ANALYSTS expect AG Barr to launch a new bid for Britvic before the end of this month after the Competition Commission gave its full clearance for a deal to proceed.

The Takeover Panel has now set AG Barr a deadline of July 30 to either submit an offer for its larger rival or walk away.

While the Cumbernauld company signalled it was hopeful a deal could be struck, Britvic – which makes Robinsons J20, Tango and Fruit Shoots – indicated it believes the prospects for the business on its own are "bright".

Industry sources suggested any new proposal would have to be "hugely compelling" for Britvic to accept.

One sticking point could be AG Barr's insistence the larger company is run by its chief executive Roger White, particularly as Britvic chairman Gerald Corbett hailed the positive impact its new chief executive Simon Litherland had made.

Mr Corbett said the prospect of £30 million of cost savings over the next three years through a strategic review meant the merger benefits are "materially less than they were".

He said: "We would obviously consider any proposal tabled in the interests of shareholders.

"However, Britvic is in a very different position to last summer when the merger was agreed."

AG Barr said: "The board will review all material new developments since the original merger terms were agreed but currently believes that, other than Britvic's recently announced short-term cost saving plan, little has changed to alter its previous conviction that a merger represents a unique opportunity for value creation for both sets of shareholders in the short, medium and long term."

The original £1.4 billion proposal, which was close to completion in February when the Office of Fair Trading referred it to the CC, would have resulted in AG Barr shareholders getting around 37% of the shares in the enlarged company.

Analysts believe AG Barr – the maker of Irn-Bru, Tizer and Rubicon – may offer to give up slightly more of a stake in any new bid proposal.

Damian McNeela, from Panmure Gordon, said: "We would agree that Britvic is in better shape to the extent that it is not dealing with a major product recall that almost resulted in breaching covenants.

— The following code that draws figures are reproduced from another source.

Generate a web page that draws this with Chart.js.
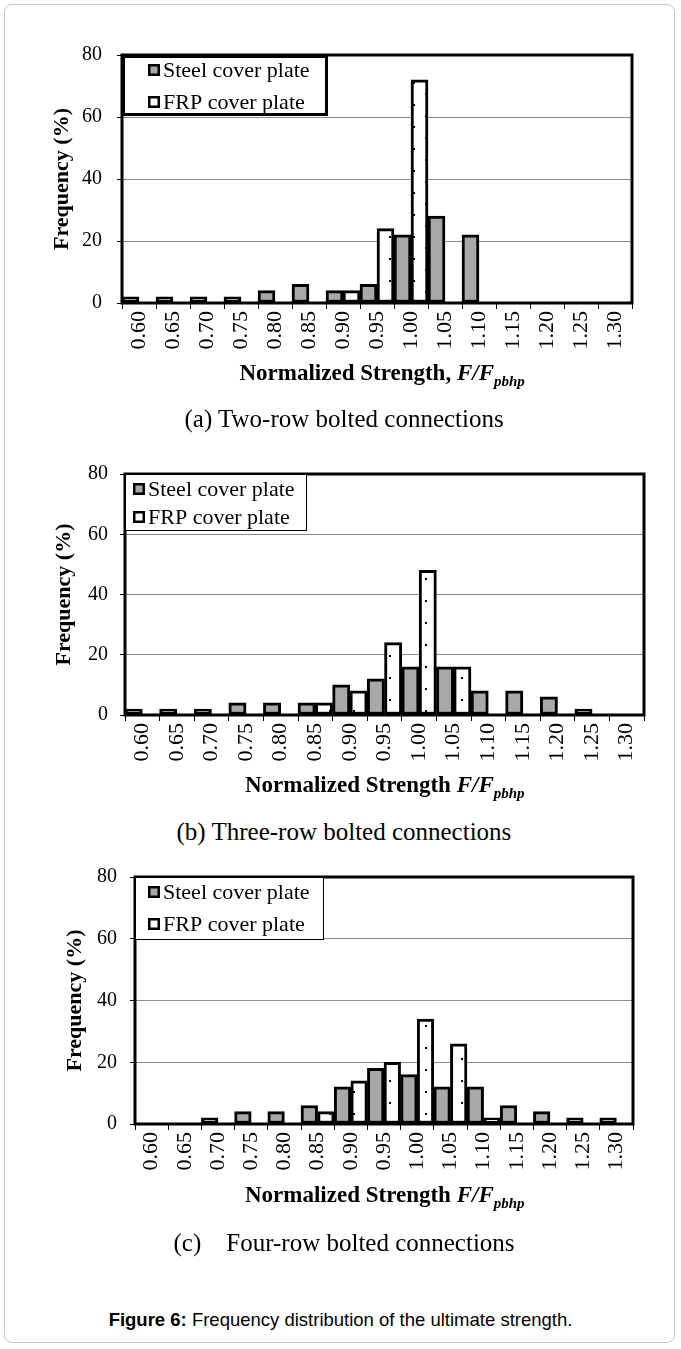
<!DOCTYPE html>
<html>
<head>
<meta charset="utf-8">
<script src="https://cdn.jsdelivr.net/npm/chart.js@4.4.1/dist/chart.umd.min.js"></script>
<style>
  body { margin: 0; background: #fff; }
  #page { position: relative; width: 681px; height: 1349px; overflow: hidden; }
  #outline { position: absolute; left: 4px; top: 4px; width: 671px; height: 1339px;
             border: 1px solid #c8c8c8; border-radius: 8px; box-sizing: border-box; }
  canvas { position: absolute; left: 0; }
  .txt { position: absolute; white-space: pre; font-family: "Liberation Serif", serif; color: #000; }
  .xtitle { font-weight: bold; font-size: 23px; line-height: 26px; }
  .xtitle sub { font-size: 15px; line-height: 0; vertical-align: -6px; }
  .sub { font-size: 25px; line-height: 28px; }
  #caption { position: absolute; left: 0; width: 681px; text-align: center; top: 1308px;
             font-family: "Liberation Sans", Arial, sans-serif; font-size: 18.5px; line-height: 24px; }
</style>
</head>
<body>
<div id="page">
  <div id="outline"></div>
  <div id="caption"><b>Figure 6:</b> Frequency distribution of the ultimate strength.</div>
</div>
<script>
// categories (normalized strength bins) and series names
const xLabels = ['0.60', '0.65', '0.70', '0.75', '0.80', '0.85', '0.90', '0.95',
                 '1.00', '1.05', '1.10', '1.15', '1.20', '1.25', '1.30'];
const seriesNames = ['Steel cover plate', 'FRP cover plate'];

// frequency (%)
const steelTwoRow   = [2, 2, 2, 2, 4, 6, 4, 6, 22, 28, 22, 0, 0, 0, 0];
const frpTwoRow     = [0, 0, 0, 0, 0, 0, 4, 24, 72, 0, 0, 0, 0, 0, 0];
const steelThreeRow = [2, 2, 2, 4, 4, 4, 10, 12, 16, 16, 8, 8, 6, 2, 0];
const frpThreeRow   = [0, 0, 0, 0, 0, 4, 8, 24, 48, 16, 0, 0, 0, 0, 0];
const steelFourRow  = [0, 0, 2, 4, 4, 6, 12, 18, 16, 12, 12, 6, 4, 2, 2];
const frpFourRow    = [0, 0, 0, 0, 0, 4, 14, 20, 34, 26, 2, 0, 0, 0, 0];

// y axis range
const yMin = 0;
const yMax = 80;
const yStep = 20;
const yTitle = 'Frequency (%)';

const subtitles = ['(a) Two-row bolted connections',
                   '(b) Three-row bolted connections',
                   '(c)    Four-row bolted connections'];
const xTitleText = ['Normalized Strength, ', 'Normalized Strength ', 'Normalized Strength '];

// layout of each panel (page pixels)
const panels = [
  { steel: steelTwoRow, frp: frpTwoRow, plotTop: 55, plotBottom: 303, plotLeft: 122, plotRight: 632,
    labelRight: 102, titleX: 62, xTitleY: 373, xTitleX: 382, subY: 419,
    legend: { x: 122, y: 55, w: 206, h: 61, bw: 3, markX: 148, row1: 70, row2: 102 } },
  { steel: steelThreeRow, frp: frpThreeRow, plotTop: 474, plotBottom: 715, plotLeft: 125, plotRight: 644,
    labelRight: 108, titleX: 64, xTitleY: 785, xTitleX: 385, subY: 832,
    legend: { x: 125, y: 474, w: 182, h: 57, bw: 1, markX: 133, row1: 489, row2: 517 } },
  { steel: steelFourRow, frp: frpFourRow, plotTop: 877, plotBottom: 1124, plotLeft: 135, plotRight: 633,
    labelRight: 117, titleX: 75, xTitleY: 1195, xTitleX: 385, subY: 1243,
    legend: { x: 135, y: 877, w: 189, h: 63, bw: 1, markX: 148, row1: 892, row2: 924 } }
];

const serif = 'Liberation Serif, serif';
const steelFill = '#a8a8a8';
const page = document.getElementById('page');

// thick black frame round the plot area
const framePlugin = {
  id: 'frame',
  afterDatasetsDraw(chart) {
    const a = chart.chartArea;
    const ctx = chart.ctx;
    ctx.save();
    ctx.strokeStyle = '#000';
    ctx.lineWidth = 3;
    ctx.strokeRect(a.left, a.top, a.right - a.left, a.bottom - a.top);
    ctx.restore();
  }
};

// boxed legend in the top-left corner of the plot
const boxLegendPlugin = {
  id: 'boxLegend',
  afterDraw(chart, args, opts) {
    const lg = opts.box;
    if (!lg) return;
    const ctx = chart.ctx;
    const dy = -opts.canvasTop;
    ctx.save();
    ctx.fillStyle = '#fff';
    ctx.fillRect(lg.x, lg.y + dy, lg.w, lg.h);
    ctx.strokeStyle = '#000';
    ctx.lineWidth = lg.bw;
    ctx.strokeRect(lg.x + lg.bw / 2, lg.y + dy + lg.bw / 2, lg.w - lg.bw, lg.h - lg.bw);
    ctx.font = '22px ' + serif;
    ctx.textBaseline = 'middle';
    ctx.textAlign = 'left';
    chart.data.datasets.forEach((ds, i) => {
      const cy = (i === 0 ? lg.row1 : lg.row2) + dy;
      ctx.fillStyle = i === 0 ? steelFill : '#fff';
      ctx.fillRect(lg.markX, cy - 6, 12, 12);
      ctx.lineWidth = 2.5;
      ctx.strokeRect(lg.markX + 1.25, cy - 4.75, 9.5, 9.5);
      ctx.fillStyle = '#000';
      ctx.fillText(ds.label, lg.markX + 15, cy + 1);
    });
    ctx.restore();
  }
};

function dotPattern(ctx) {
  const tile = document.createElement('canvas');
  tile.width = 24;
  tile.height = 22;
  const g = tile.getContext('2d');
  g.fillStyle = '#fff';
  g.fillRect(0, 0, 24, 22);
  g.fillStyle = '#000';
  g.fillRect(5, 1, 2, 2);
  g.fillRect(17, 12, 2, 2);
  return ctx.createPattern(tile, 'repeat');
}

function addText(cls, html, top, center) {
  const d = document.createElement('div');
  d.className = 'txt ' + cls;
  d.innerHTML = html;
  d.style.top = top + 'px';
  page.appendChild(d);
  d.style.left = (center - d.offsetWidth / 2) + 'px';
  return d;
}

function drawPanel(p, idx) {
  const canvasTop = p.plotTop - 40;
  const xAxisH = 62;
  const canvas = document.createElement('canvas');
  canvas.width = 681;
  canvas.height = p.plotBottom - canvasTop + xAxisH;
  canvas.style.top = canvasTop + 'px';
  page.appendChild(canvas);
  const ctx = canvas.getContext('2d');

  const titleFontSize = 22;
  new Chart(ctx, {
    type: 'bar',
    data: {
      labels: xLabels,
      datasets: [
        { label: seriesNames[0], data: p.steel, backgroundColor: steelFill,
          borderColor: '#000', borderWidth: 3, borderSkipped: false },
        { label: seriesNames[1], data: p.frp, backgroundColor: dotPattern(ctx),
          borderColor: '#000', borderWidth: 3, borderSkipped: false }
      ]
    },
    options: {
      responsive: false,
      animation: false,
      devicePixelRatio: 1,
      categoryPercentage: 1,
      barPercentage: 1,
      layout: { padding: { left: 0, top: p.plotTop - canvasTop, right: 681 - p.plotRight, bottom: 0 } },
      plugins: {
        legend: { display: false },
        tooltip: { enabled: false },
        boxLegend: { box: p.legend, canvasTop: canvasTop }
      },
      scales: {
        x: {
          afterFit(scale) { scale.height = xAxisH; },
          border: { display: false },
          grid: { offset: true, drawOnChartArea: false, drawTicks: true, tickLength: 6,
                  color: '#000', lineWidth: 1 },
          ticks: { autoSkip: false, maxRotation: 90, minRotation: 90, padding: 2,
                   color: '#000', font: { family: serif, size: 22 } }
        },
        y: {
          min: yMin,
          max: yMax,
          afterFit(scale) { scale.width = p.plotLeft; },
          border: { display: false },
          grid: { color: '#8c8c8c', lineWidth: 1, tickColor: '#000', tickLength: 5 },
          ticks: { stepSize: yStep, padding: p.plotLeft - p.labelRight - 5, color: '#000',
                   font: { family: serif, size: 20 } },
          title: { display: true, text: yTitle, color: '#000',
                   padding: { top: p.titleX - titleFontSize * 0.6, bottom: 0 },
                   font: { family: serif, size: titleFontSize, weight: 'bold' } }
        }
      }
    },
    plugins: [framePlugin, boxLegendPlugin]
  });

  addText('xtitle', xTitleText[idx] + '<i>F/F<sub>pbhp</sub></i>', p.xTitleY - 13, p.xTitleX);
  addText('sub', subtitles[idx], p.subY - 14, 344);
}

panels.forEach(drawPanel);
</script>
</body>
</html>
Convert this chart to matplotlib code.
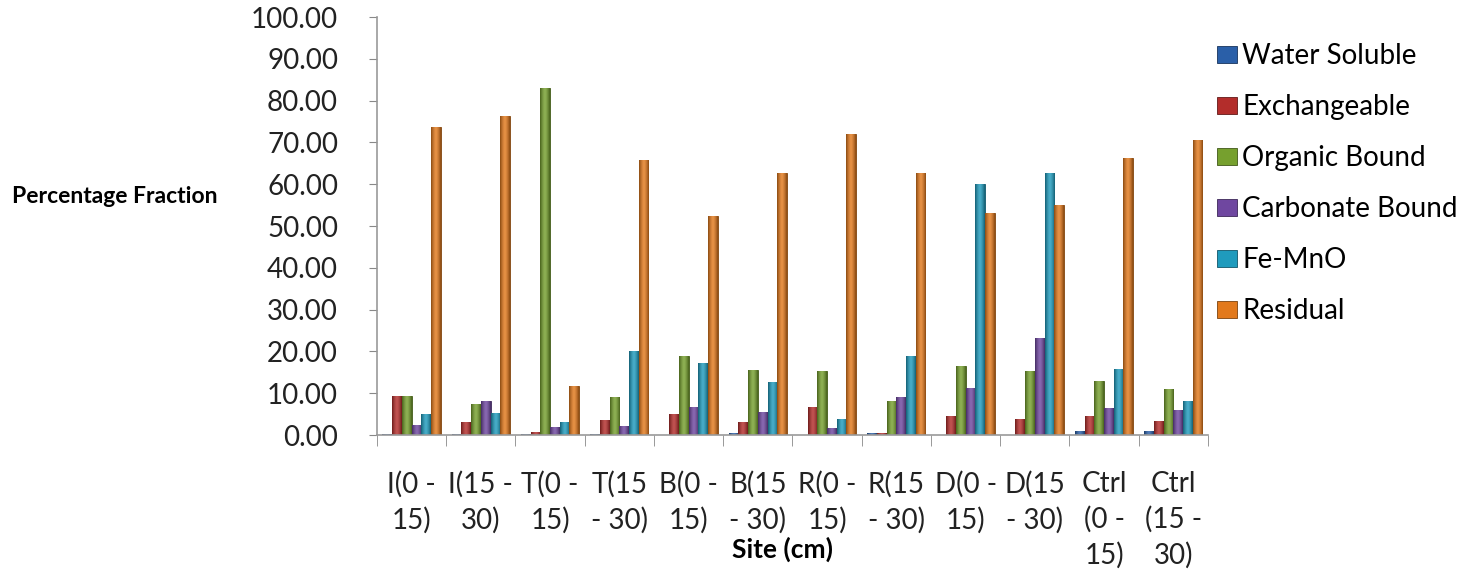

"However, we believe, along with Barr's management, that there continues to be compelling strategic rationale for the merger to go ahead.

"This is based on potential cost synergies, improved position within the UK market place, scope for international expansion and an improved balance sheet."

Wayne Brown, from Canaccord Genuity, said a deal still makes sense for both parties due to long-term pressures on commodity prices and constrained UK growth prospects. He also suggested Britvic's underlying performance has actually worsened in recent months and questioned whether it could deliver on its latest strategy.

He said: "Considering past track record for the group and a failed [merger and acquisition] strategy, we see a fundamental difference in laying out a strategy and actually delivering one. The ability to deliver on this strategy when a significant cultural change is required, is challenging.

"This is even more the case where up to 15% of the workforce will be shed and a major restructuring of the operational framework will take place."

The CC's full findings, published yesterday, came after it gave preliminary clearance last month.

AG Barr's shares closed down 9p, or 1.7%, at 522.5p while Britvic was up 5.5p, or 1%, at 526p.